Long-term data retention in the Digital Age

For several generations of storage professionals,  tape backup has been the IT equivalent of Sisyphus forever pushing a huge boulder up a hill. It still is. Despite vendors’ best efforts to innovate, data quantities always seem to grow faster than tape capacity. This is truer than ever today. Digital Business is driving an exponential expansion of data volumes, to the point where the average backup hovers at around a petabyte.

The trouble with tape backup.

How about an alternate scenario: Eliminate tape drives and offsite rotation completely, and archive data on disk drives instead. Many IT leaders and analysts believe this is an idea whose time has come.

An important motivator is tape reliability, or rather the lack of it. Tape drives have lots of complex moving parts which can and do break. There are numerous starts and stops as the data stream from the backup server ebbs and flows. Drives are also susceptible to airborne dust and grit. All this wear and tear takes a toll. Industry analysts have long noted that tape backups fail as much as 50% of the time, bogging down storage techs with hours of troubleshooting on a regular basis.

Opinions vary on the longevity of the tape medium itself, but the shelf life of stored information is surprisingly limited. Tape-archived data can be corrupted by the earth’s magnetic field, oxidation, and electromagnetic radiation from other devices. The general rule of thumb for tape is no more than 2 or 3 years of data durability.

Another downside is access latency, as tape drives can take several minutes to load, mount, and position before a single byte can be read. There are also hassles and security risks that come with manually handling tapes.

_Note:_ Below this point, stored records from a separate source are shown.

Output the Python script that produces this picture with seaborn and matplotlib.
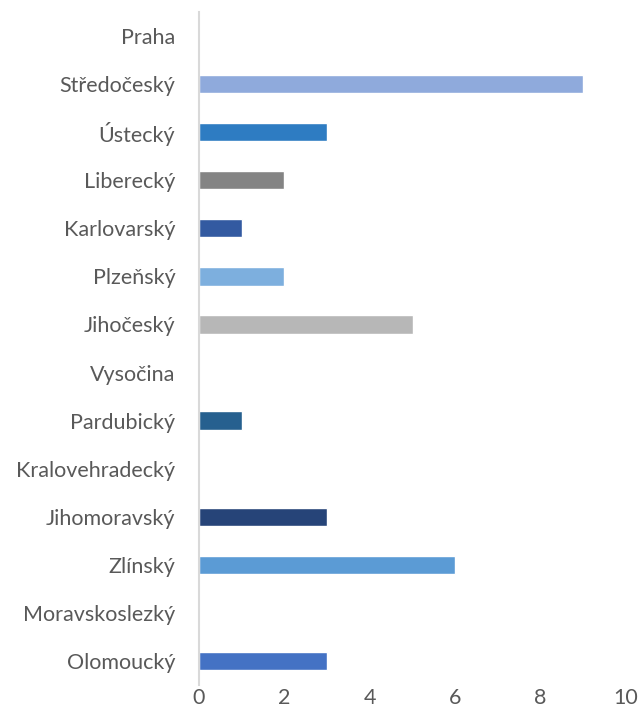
import pandas as pd
import matplotlib.pyplot as plt
import seaborn as sns

kraje = ['Praha', 'Středočeský', 'Ústecký', 'Liberecký', 'Karlovarský', 'Plzeňský',
         'Jihočeský', 'Vysočina', 'Pardubický', 'Kralovehradecký', 'Jihomoravský',
         'Zlínský', 'Moravskoslezký', 'Olomoucký']
pocet = [0, 9, 3, 2, 1, 2, 5, 0, 1, 0, 3, 6, 0, 3]
barvy = ['#4472C4', '#8FAADC', '#2E7CC2', '#848484', '#335AA1', '#7DAFDE',
         '#B7B7B7', '#4472C4', '#26608F', '#4472C4', '#264478', '#5B9BD5',
         '#4472C4', '#4472C4']

df = pd.DataFrame({'kraj': kraje, 'pocet': pocet})

sns.set_style('white')
plt.rcParams['font.family'] = ['Lato', 'DejaVu Sans']

fig = plt.figure(figsize=(6.39, 7.25), dpi=100)
ax = fig.add_axes([0.3114, 0.0552, 0.6683, 0.9282])

sns.barplot(data=df, x='pocet', y='kraj', hue='kraj', palette=barvy,
            orient='h', width=0.38, saturation=1, legend=False, ax=ax)

ax.set_xlim(0, 10)
ax.set_ylim(13.5, -0.5)
ax.set_xticks([0, 2, 4, 6, 8, 10])
ax.set_xlabel('')
ax.set_ylabel('')

for s in ['top', 'right', 'bottom']:
    ax.spines[s].set_visible(False)
ax.spines['left'].set_color('#D9D9D9')
ax.spines['left'].set_linewidth(1.5)

ax.tick_params(axis='y', length=0, pad=17, labelsize=15.5, labelcolor='#595959')
ax.tick_params(axis='x', length=0, pad=2, labelsize=15.5, labelcolor='#595959')

fig.savefig('out.png', dpi=100)
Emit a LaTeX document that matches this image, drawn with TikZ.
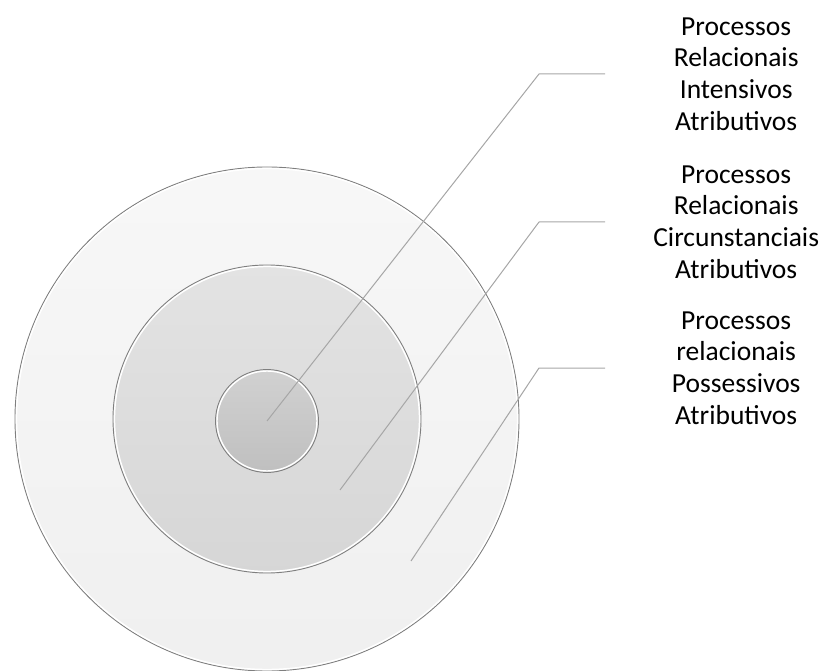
\documentclass[tikz,border=0pt]{standalone}
\usepackage{fontspec}
\setmainfont{Carlito}
\usetikzlibrary{positioning}

\definecolor{ringline}{HTML}{7F7F7F}
\definecolor{leader}{HTML}{A6A6A6}

\begin{document}
\begin{tikzpicture}[x=1pt,y=-1pt]
  \tikzset{
    ring/.style={
      draw=ringline,
      line width=0.9pt
    },
    rim/.style={
      draw=white,
      line width=1.4pt
    },
    line/.style={
      draw=leader,
      line width=1pt,
      line join=round
    },
    label/.style={
      anchor=west,
      inner sep=0pt,
      text width=262pt,
      align=center,
      font=\fontsize{27.5}{31.7}\selectfont
    }
  }
  \useasboundingbox (0,0) rectangle (828,671);

  % rings, outside in
  \shade[top color=black!3,bottom color=black!6] (267,419) circle (252);
  \draw[ring] (267,419) circle (252);
  \draw[rim] (267,419) circle (250.5);
  \shade[top color=black!11,bottom color=black!16] (267,419) circle (154);
  \draw[ring] (267,419) circle (154);
  \draw[rim] (267,419) circle (152.5);
  \shade[top color=black!18,bottom color=black!25] (267,421) circle (51.5);
  \draw[ring] (267,421) circle (51.5);
  \draw[rim] (267,421) circle (50);

  % labels
  \node[label] (intensivos) at (605,74) {Processos\\Relacionais\\Intensivos\\Atributivos};
  \node[label] (circunstanciais) at (605,222) {Processos\\Relacionais\\Circunstanciais\\Atributivos};
  \node[label] (possessivos) at (605,368) {Processos\\relacionais\\Possessivos\\Atributivos};

  % leaders
  \coordinate (core) at (267,421);
  \coordinate (middle) at (340,490);
  \coordinate (outer) at (411,561);
  \coordinate (bendone) at (539,74);
  \coordinate (bendtwo) at (539,222);
  \coordinate (bendthree) at (539,368);

  \draw[line] (core) -- (bendone) -- (intensivos.west);
  \draw[line] (middle) -- (bendtwo) -- (circunstanciais.west);
  \draw[line] (outer) -- (bendthree) -- (possessivos.west);
\end{tikzpicture}
\end{document}
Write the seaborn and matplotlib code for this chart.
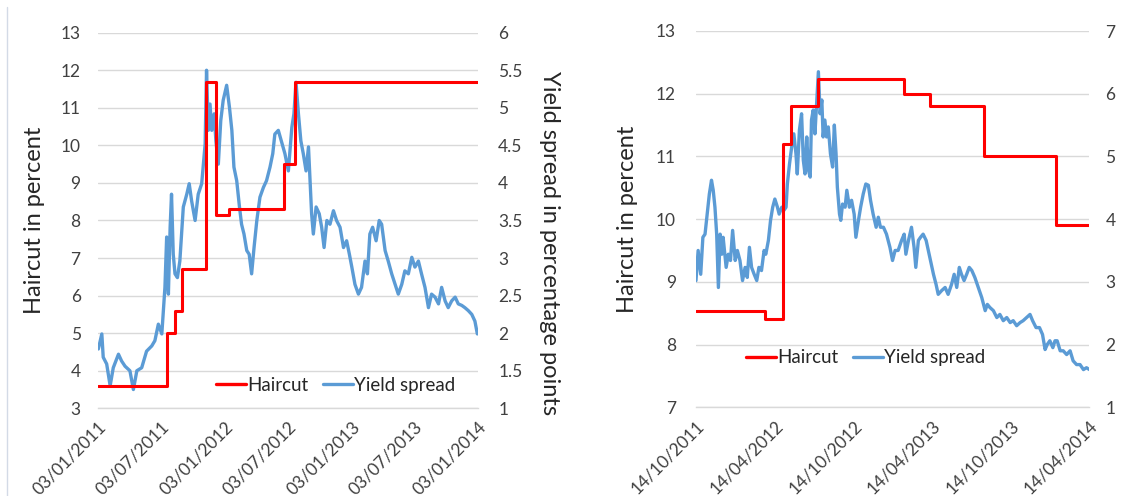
import numpy as np
import pandas as pd
import matplotlib
matplotlib.use("Agg")
import matplotlib.pyplot as plt
import matplotlib.dates as mdates
from matplotlib.ticker import FixedLocator, FuncFormatter
from matplotlib.lines import Line2D
import seaborn as sns

sns.set_theme(style="white")
plt.rcParams["font.family"] = ["Lato", "DejaVu Sans"]

RED = "#FF0000"
BLUE = "#5B9BD5"
GRID = "#D9D9D9"
TICK_TXT = "#404040"
LABEL_TXT = "#262626"

# ---------------- Panel 1: 3 Jan 2011 - 3 Jan 2014 ----------------
start_l = "2011-01-03"
end_l = "2014-01-03"
xticks_l = ["2011-01-03", "2011-07-03", "2012-01-03", "2012-07-03",
            "2013-01-03", "2013-07-03", "2014-01-03"]

# haircut schedule (percent), value applies from the given date on
haircut_dates_l = ["2011-01-03", "2011-07-22", "2011-08-13", "2011-09-01",
                   "2011-11-10", "2011-12-09", "2012-01-17", "2012-06-21",
                   "2012-07-24", "2014-01-03"]
haircut_vals_l = [3.6, 5.0, 5.6, 6.7, 11.7, 8.15, 8.3, 9.5, 11.7, 11.7]

# yield spread (percentage points); days counted from 3 Jan 2011
spread_days_l = [1, 11, 15, 25, 35, 44, 59, 68, 78, 92, 102, 112, 126, 140, 155,
                 164, 174, 184, 193, 198, 203, 208, 212, 217, 222, 229, 236, 246,
                 256, 263, 270, 280, 289, 299, 309, 313, 318, 323, 328, 335, 340,
                 347, 354, 361, 371, 379, 386, 392, 400, 408, 414, 421, 429, 436,
                 443, 450, 458, 467, 477, 486, 496, 504, 510, 520, 539, 549, 559,
                 565, 571, 578, 585, 592, 600, 607, 611, 616, 621, 629, 638, 645,
                 652, 660, 669, 679, 688, 698, 708, 717, 725, 732, 741, 751, 760,
                 770, 777, 784, 792, 802, 811, 818, 828, 837, 847, 857, 866, 876,
                 885, 895, 905, 914, 924, 933, 943, 953, 962, 972, 982, 991, 1001,
                 1010, 1020, 1030, 1039, 1049, 1058, 1068, 1078, 1087, 1094]
spread_vals_l = [1.79, 1.99, 1.68, 1.59, 1.30, 1.54, 1.72, 1.63, 1.56, 1.50, 1.25,
                 1.50, 1.54, 1.76, 1.83, 1.90, 2.12, 1.99, 2.61, 3.28, 2.52, 3.41,
                 3.85, 3.05, 2.79, 2.74, 2.96, 3.68, 3.85, 3.99, 3.76, 3.50, 3.85,
                 3.99, 4.52, 5.50, 4.70, 5.05, 4.70, 4.92, 4.56, 4.25, 4.83, 5.10,
                 5.30, 5.01, 4.70, 4.21, 4.03, 3.68, 3.45, 3.32, 3.10, 3.05, 2.79,
                 3.14, 3.50, 3.81, 3.94, 4.03, 4.21, 4.39, 4.65, 4.70, 4.39, 4.16,
                 4.74, 4.92, 5.34, 4.92, 4.56, 4.39, 4.16, 4.48, 4.08, 3.59, 3.32,
                 3.68, 3.59, 3.41, 3.14, 3.50, 3.45, 3.63, 3.50, 3.41, 3.14, 3.23,
                 3.05, 2.88, 2.65, 2.52, 2.61, 2.96, 2.79, 3.32, 3.41, 3.23, 3.50,
                 3.45, 3.10, 2.96, 2.79, 2.65, 2.52, 2.65, 2.83, 2.79, 3.01, 2.88,
                 2.96, 2.79, 2.61, 2.34, 2.52, 2.48, 2.39, 2.61, 2.43, 2.34, 2.43,
                 2.48, 2.39, 2.37, 2.34, 2.30, 2.25, 2.16, 1.99]

# ---------------- Panel 2: 14 Oct 2011 - 14 Apr 2014 ----------------
start_r = "2011-10-14"
end_r = "2014-04-14"
xticks_r = ["2011-10-14", "2012-04-14", "2012-10-14", "2013-04-14",
            "2013-10-14", "2014-04-14"]

haircut_dates_r = ["2011-10-14", "2012-03-23", "2012-05-02", "2012-05-21",
                   "2012-07-24", "2013-02-08", "2013-04-10", "2013-08-13",
                   "2014-01-27", "2014-04-14"]
haircut_vals_r = [8.54, 8.4, 11.2, 11.8, 12.23, 12.0, 11.8, 11.0, 9.9, 9.9]

# yield spread (percentage points); days counted from 14 Oct 2011
spread_days_r = [0, 5, 11, 16, 21, 26, 31, 36, 40, 44, 48, 52, 56, 60, 63, 70, 75,
                 80, 85, 91, 96, 102, 108, 114, 119, 124, 129, 135, 141, 146, 152,
                 158, 162, 168, 173, 178, 183, 189, 193, 199, 204, 209, 212, 217,
                 222, 227, 232, 235, 240, 245, 249, 253, 257, 261, 265, 268, 272,
                 276, 280, 284, 288, 292, 295, 299, 303, 307, 312, 317, 321, 325,
                 328, 333, 336, 340, 346, 350, 356, 361, 367, 371, 377, 382, 388,
                 394, 400, 405, 411, 418, 423, 428, 435, 442, 450, 456, 462, 469,
                 477, 483, 487, 493, 500, 506, 510, 516, 521, 527, 534, 539, 544,
                 551, 557, 562, 570, 578, 585, 593, 599, 605, 611, 616, 622, 628,
                 634, 640, 647, 655, 663, 671, 676, 682, 690, 698, 705, 713, 721,
                 729, 736, 744, 752, 759, 767, 775, 781, 789, 797, 804, 810, 815,
                 821, 828, 833, 838, 845, 852, 860, 868, 875, 883, 891, 899, 906,
                 913]
spread_vals_r = [3.02, 3.50, 3.12, 3.71, 3.76, 4.08, 4.40, 4.62, 4.46, 4.19, 3.76,
                 2.91, 3.76, 3.44, 3.71, 3.23, 3.44, 3.34, 3.82, 3.34, 3.50, 3.34,
                 3.02, 3.23, 3.07, 3.55, 3.23, 3.12, 3.02, 3.23, 3.18, 3.50, 3.44,
                 3.66, 3.98, 4.19, 4.32, 4.19, 4.08, 4.19, 4.14, 4.19, 4.56, 4.88,
                 5.15, 5.36, 5.04, 4.72, 5.42, 5.68, 4.94, 4.72, 5.31, 4.78, 4.67,
                 5.58, 5.74, 5.36, 5.84, 6.35, 5.68, 5.90, 5.31, 5.58, 5.31, 5.47,
                 5.04, 4.83, 5.50, 5.04, 4.51, 4.08, 3.98, 4.24, 4.19, 4.46, 4.19,
                 4.30, 4.08, 3.71, 3.98, 4.19, 4.40, 4.56, 4.54, 4.30, 4.08, 3.87,
                 4.03, 3.87, 3.87, 3.76, 3.55, 3.34, 3.50, 3.50, 3.66, 3.76, 3.44,
                 3.66, 3.87, 3.55, 3.23, 3.66, 3.71, 3.76, 3.66, 3.50, 3.34, 3.12,
                 2.96, 2.80, 2.86, 2.91, 2.80, 2.96, 3.12, 2.91, 3.23, 3.12, 3.02,
                 3.12, 3.23, 3.18, 3.07, 2.91, 2.75, 2.54, 2.64, 2.59, 2.54, 2.43,
                 2.48, 2.38, 2.43, 2.35, 2.38, 2.30, 2.35, 2.38, 2.43, 2.48, 2.38,
                 2.27, 2.27, 2.16, 1.92, 2.00, 2.06, 1.95, 2.06, 2.06, 1.90, 1.90,
                 1.84, 1.90, 1.74, 1.68, 1.68, 1.60, 1.63, 1.60]


def spread_frame(start, days, vals):
    dates = pd.Timestamp(start) + pd.to_timedelta(np.asarray(days), unit="D")
    return pd.DataFrame({"date": dates, "spread": vals})


def haircut_frame(dates, vals):
    return pd.DataFrame({"date": pd.to_datetime(dates), "haircut": vals})


def draw_panel(ax, hc, sp, start, end, xticks, hc_lim, sp_lim, sp_step,
               legend_anchor, sp_label=None, left_pad=12.5, right_pad=14.5):
    ax2 = ax.twinx()
    # haircut axis drawn above the spread axis
    ax.set_zorder(ax2.get_zorder() + 1)
    ax.patch.set_visible(False)

    sns.lineplot(data=sp, x="date", y="spread", ax=ax2, color=BLUE,
                 linewidth=2.4, estimator=None, legend=False)
    sns.lineplot(data=hc, x="date", y="haircut", ax=ax, color=RED,
                 linewidth=2.2, estimator=None, drawstyle="steps-post",
                 legend=False)

    ax.set_xlim(pd.Timestamp(start), pd.Timestamp(end))
    ax.set_ylim(*hc_lim)
    ax2.set_ylim(*sp_lim)

    ax.yaxis.set_major_locator(FixedLocator(np.arange(hc_lim[0], hc_lim[1] + 0.01, 1)))
    ax2.yaxis.set_major_locator(FixedLocator(np.arange(sp_lim[0], sp_lim[1] + 0.01, sp_step)))
    ax2.yaxis.set_major_formatter(FuncFormatter(lambda v, p: f"{v:g}"))

    ax.xaxis.set_major_locator(FixedLocator(mdates.date2num(pd.to_datetime(xticks))))
    ax.xaxis.set_major_formatter(mdates.DateFormatter("%d/%m/%Y"))

    ax2.grid(False)
    ax2.yaxis.grid(True, color=GRID, linewidth=1)
    ax2.set_axisbelow(True)
    ax.grid(False)

    for a in (ax, ax2):
        for s in a.spines.values():
            s.set_visible(False)
    ax.spines["bottom"].set_visible(True)
    ax.spines["bottom"].set_color(GRID)
    ax.spines["bottom"].set_linewidth(1)

    ax.tick_params(axis="x", length=5, width=1, color=GRID, direction="out",
                   labelsize=12.5, labelcolor=TICK_TXT, pad=2.5)
    ax.tick_params(axis="y", length=0, labelsize=12.5, labelcolor=TICK_TXT,
                   pad=left_pad)
    ax2.tick_params(axis="y", length=0, labelsize=12.5, labelcolor=TICK_TXT,
                    pad=right_pad)
    for lbl in ax.get_xticklabels():
        lbl.set_rotation(45)
        lbl.set_ha("right")
        lbl.set_va("top")
        lbl.set_rotation_mode("anchor")

    ax.set_xlabel("")
    ax.set_ylabel("Haircut in percent", fontsize=17, color=LABEL_TXT)
    ax.yaxis.label.set_va("center")
    if sp_label:
        ax2.set_ylabel(sp_label, fontsize=17, color=LABEL_TXT, rotation=270)
        ax2.yaxis.label.set_va("center")
    else:
        ax2.set_ylabel("")

    handles = [Line2D([], [], color=RED, linewidth=2.4),
               Line2D([], [], color=BLUE, linewidth=2.4)]
    ax.legend(handles, ["Haircut", "Yield spread"], loc="center left",
              bbox_to_anchor=legend_anchor, ncol=2, frameon=False,
              handlelength=1.6, handletextpad=0.05, columnspacing=0.8,
              borderaxespad=0, borderpad=0, fontsize=13.5,
              labelcolor=LABEL_TXT)
    return ax2


fig = plt.figure(figsize=(11.24, 4.96), dpi=100)
ax_l = fig.add_axes([0.0872, 0.1768, 0.3381, 0.7573])
ax_r = fig.add_axes([0.6192, 0.1790, 0.3501, 0.7585])

ax_l2 = draw_panel(ax_l, haircut_frame(haircut_dates_l, haircut_vals_l),
                   spread_frame(start_l, spread_days_l, spread_vals_l),
                   start_l, end_l, xticks_l, (3, 13), (1, 6), 0.5,
                   (0.31, 0.062), sp_label="Yield spread in percentage points",
                   left_pad=12.5, right_pad=14.5)
ax_l.yaxis.set_label_coords(-0.168, 0.5)
ax_l2.yaxis.set_label_coords(1.189, 0.44)

ax_r2 = draw_panel(ax_r, haircut_frame(haircut_dates_r, haircut_vals_r),
                   spread_frame(start_r, spread_days_r, spread_vals_r),
                   start_r, end_r, xticks_r, (7, 13), (1, 7), 1,
                   (0.127, 0.131), sp_label=None,
                   left_pad=14.5, right_pad=11.5)
ax_r.yaxis.set_label_coords(-0.173, 0.5)

# thin page-border rule along the left edge
fig.add_artist(Line2D([0.0065, 0.0065], [0.0, 0.985], transform=fig.transFigure,
                      color="#D3DAE6", linewidth=1))

fig.savefig("out.png", dpi=100, facecolor="white")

Tape’s prime selling point has always been price. However, disk density has gone up, and prices down, to the point where disks are competitive with tape on a cost-per-TB basis, especially at high capacities. On top of this, the greater efficiency of disk per unit of storage may tip the scales in its favor. Thanks to data deduplication and replication, disk backups can be limited to each day’s or week’s new and altered data, rather than having to repeatedly archive the entire store, just to capture the 3% that’s new or changed since the last run.

These tape drawbacks have not gone unnoticed. As reported in TechTarget, an ESG survey of several hundred North American storage professionals shows that a significant tape replacement cycle has begun: 76% of users have switched from tape libraries to disk storage, or are looking to do so.

Some enterprises are considering cloud-based “backup-as-a-service” options. Others feel their archived data is too sensitive to store externally, even if encrypted. Across industries, the search is on for an architecture that combines the benefits of disk and cloud backup with the economic advantages of tape.

To compete, such an option would have to combine affordability with higher reliability and faster data access than tape. It would also need enterprise-class security.

Network Attached Storage (NAS) doesn’t fill the bill. It’s limited to maybe a few petabytes and entails considerable networking complexity. Most critically, the price tag for proprietary NAS servers and appliances is cost-prohibitive at scale.

More than a few enterprises have discovered an ideal solution: the Scality RING software-defined object storage platform. Operating on low-cost industry-standard x86 servers, the RING pools storage resources for much higher efficiency than other alternatives. For even greater economies of scale, the RING lets you consolidate archiving for multiple sites, saving the cost of maintaining separate libraries for each.

The RING satisfied all the other tape-replacement criteria, too. All in all, it lets you build exabyte-scale active archives with all the performance benefits of disk, at a price point comparable to tape—perfect for retention of backups for restore, auditing, and compliance purposes.